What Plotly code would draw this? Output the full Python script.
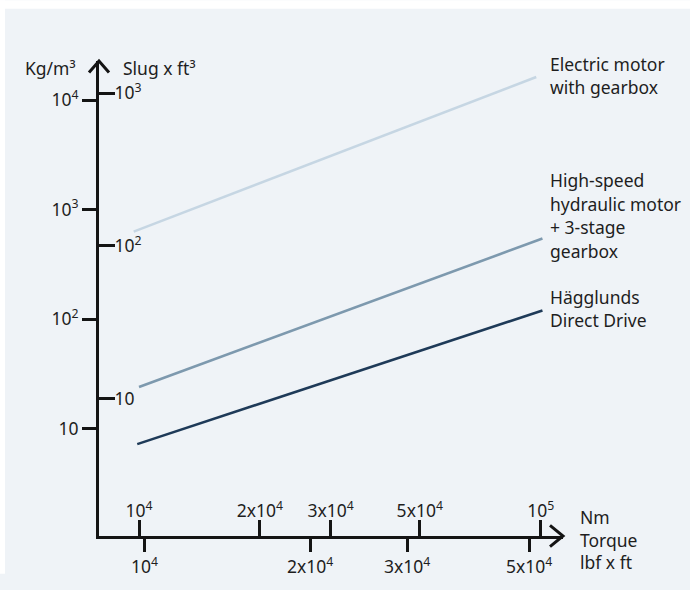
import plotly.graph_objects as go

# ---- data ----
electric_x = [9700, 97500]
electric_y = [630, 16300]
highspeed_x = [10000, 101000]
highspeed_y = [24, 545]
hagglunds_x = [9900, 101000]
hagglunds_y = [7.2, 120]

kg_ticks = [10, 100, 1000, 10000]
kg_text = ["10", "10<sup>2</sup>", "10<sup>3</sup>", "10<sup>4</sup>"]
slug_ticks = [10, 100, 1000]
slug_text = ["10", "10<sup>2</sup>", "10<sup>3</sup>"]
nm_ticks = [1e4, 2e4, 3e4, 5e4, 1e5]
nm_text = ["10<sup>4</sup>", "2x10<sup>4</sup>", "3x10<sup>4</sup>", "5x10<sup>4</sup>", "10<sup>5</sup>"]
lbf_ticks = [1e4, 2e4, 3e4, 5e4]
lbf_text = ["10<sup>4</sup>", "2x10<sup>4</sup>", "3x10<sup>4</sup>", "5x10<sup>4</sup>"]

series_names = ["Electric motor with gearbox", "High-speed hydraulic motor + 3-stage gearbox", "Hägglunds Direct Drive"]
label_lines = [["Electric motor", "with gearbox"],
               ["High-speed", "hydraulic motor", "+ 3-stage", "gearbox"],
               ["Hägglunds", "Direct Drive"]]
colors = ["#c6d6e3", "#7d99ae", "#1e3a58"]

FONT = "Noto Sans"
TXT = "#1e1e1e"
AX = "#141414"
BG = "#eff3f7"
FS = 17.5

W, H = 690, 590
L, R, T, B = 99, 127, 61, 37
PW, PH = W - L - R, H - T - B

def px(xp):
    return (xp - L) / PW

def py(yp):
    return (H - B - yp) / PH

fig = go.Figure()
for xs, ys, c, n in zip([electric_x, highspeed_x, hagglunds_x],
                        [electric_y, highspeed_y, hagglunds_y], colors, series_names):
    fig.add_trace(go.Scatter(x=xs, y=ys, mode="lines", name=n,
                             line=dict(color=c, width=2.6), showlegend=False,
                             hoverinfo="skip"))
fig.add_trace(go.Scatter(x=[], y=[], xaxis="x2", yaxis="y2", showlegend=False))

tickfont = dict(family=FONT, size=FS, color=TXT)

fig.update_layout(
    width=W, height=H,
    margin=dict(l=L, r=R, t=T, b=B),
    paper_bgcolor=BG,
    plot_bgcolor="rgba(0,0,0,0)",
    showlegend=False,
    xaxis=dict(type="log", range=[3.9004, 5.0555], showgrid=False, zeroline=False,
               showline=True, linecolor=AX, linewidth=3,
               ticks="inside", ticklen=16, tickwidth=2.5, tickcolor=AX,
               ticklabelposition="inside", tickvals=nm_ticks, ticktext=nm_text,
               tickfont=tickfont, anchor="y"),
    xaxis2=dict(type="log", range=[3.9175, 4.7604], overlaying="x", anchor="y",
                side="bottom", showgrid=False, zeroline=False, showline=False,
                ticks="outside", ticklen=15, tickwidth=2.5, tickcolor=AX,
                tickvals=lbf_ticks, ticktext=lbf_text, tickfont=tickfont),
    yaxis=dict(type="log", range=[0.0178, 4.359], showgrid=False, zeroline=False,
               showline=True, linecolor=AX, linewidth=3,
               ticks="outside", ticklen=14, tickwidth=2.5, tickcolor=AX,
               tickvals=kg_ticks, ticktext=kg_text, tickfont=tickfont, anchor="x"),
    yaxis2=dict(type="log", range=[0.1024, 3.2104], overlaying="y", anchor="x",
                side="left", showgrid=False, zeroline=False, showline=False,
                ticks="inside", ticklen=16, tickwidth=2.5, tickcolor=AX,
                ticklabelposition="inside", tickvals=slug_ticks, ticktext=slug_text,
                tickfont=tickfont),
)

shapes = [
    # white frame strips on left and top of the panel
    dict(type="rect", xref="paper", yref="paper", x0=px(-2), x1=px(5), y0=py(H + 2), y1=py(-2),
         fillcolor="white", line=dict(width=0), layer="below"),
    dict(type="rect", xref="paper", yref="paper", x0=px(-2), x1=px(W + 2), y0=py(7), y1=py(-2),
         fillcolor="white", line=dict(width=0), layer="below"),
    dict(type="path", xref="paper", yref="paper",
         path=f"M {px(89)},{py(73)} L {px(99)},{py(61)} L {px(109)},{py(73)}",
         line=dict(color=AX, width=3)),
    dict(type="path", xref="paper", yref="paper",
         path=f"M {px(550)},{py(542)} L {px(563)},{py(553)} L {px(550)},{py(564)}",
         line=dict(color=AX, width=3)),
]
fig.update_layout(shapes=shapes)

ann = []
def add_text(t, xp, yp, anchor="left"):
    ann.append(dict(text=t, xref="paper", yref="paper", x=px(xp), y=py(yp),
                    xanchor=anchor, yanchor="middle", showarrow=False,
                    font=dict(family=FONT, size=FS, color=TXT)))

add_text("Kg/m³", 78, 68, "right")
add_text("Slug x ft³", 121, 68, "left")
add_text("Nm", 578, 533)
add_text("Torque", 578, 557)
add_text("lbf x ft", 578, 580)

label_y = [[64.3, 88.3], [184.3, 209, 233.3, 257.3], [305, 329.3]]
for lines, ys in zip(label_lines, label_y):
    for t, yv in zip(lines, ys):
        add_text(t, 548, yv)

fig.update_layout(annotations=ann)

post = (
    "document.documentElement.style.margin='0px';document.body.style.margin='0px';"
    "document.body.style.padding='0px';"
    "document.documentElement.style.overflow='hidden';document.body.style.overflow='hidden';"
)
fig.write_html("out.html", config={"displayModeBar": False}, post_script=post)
==========
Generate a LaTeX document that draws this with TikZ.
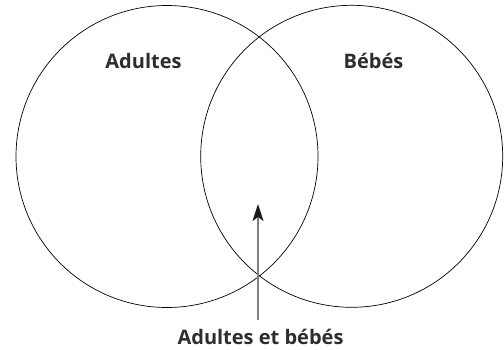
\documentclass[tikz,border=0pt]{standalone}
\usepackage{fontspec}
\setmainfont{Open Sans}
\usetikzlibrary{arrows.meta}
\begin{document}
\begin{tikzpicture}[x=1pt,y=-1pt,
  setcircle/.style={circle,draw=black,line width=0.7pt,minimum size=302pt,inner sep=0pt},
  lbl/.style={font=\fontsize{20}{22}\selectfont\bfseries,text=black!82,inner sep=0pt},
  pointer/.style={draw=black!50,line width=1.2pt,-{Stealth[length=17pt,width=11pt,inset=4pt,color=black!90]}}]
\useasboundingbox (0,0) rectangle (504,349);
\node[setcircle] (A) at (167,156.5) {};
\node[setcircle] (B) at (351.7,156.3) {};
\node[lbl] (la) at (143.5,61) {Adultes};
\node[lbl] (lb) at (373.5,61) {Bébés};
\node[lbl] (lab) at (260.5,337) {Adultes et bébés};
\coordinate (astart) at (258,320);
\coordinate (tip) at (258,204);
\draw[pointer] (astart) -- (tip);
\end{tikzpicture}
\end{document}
==========
*STATED GOAL*:
Between the line with "What Plotly code" and the line with "import plotly.graph_objects as go", ends included, lies the span to copy exactly; copy nothing else and leave out the pictures.

*EXERCISE ANSWER*:
What Plotly code would draw this? Output the full Python script.
import plotly.graph_objects as go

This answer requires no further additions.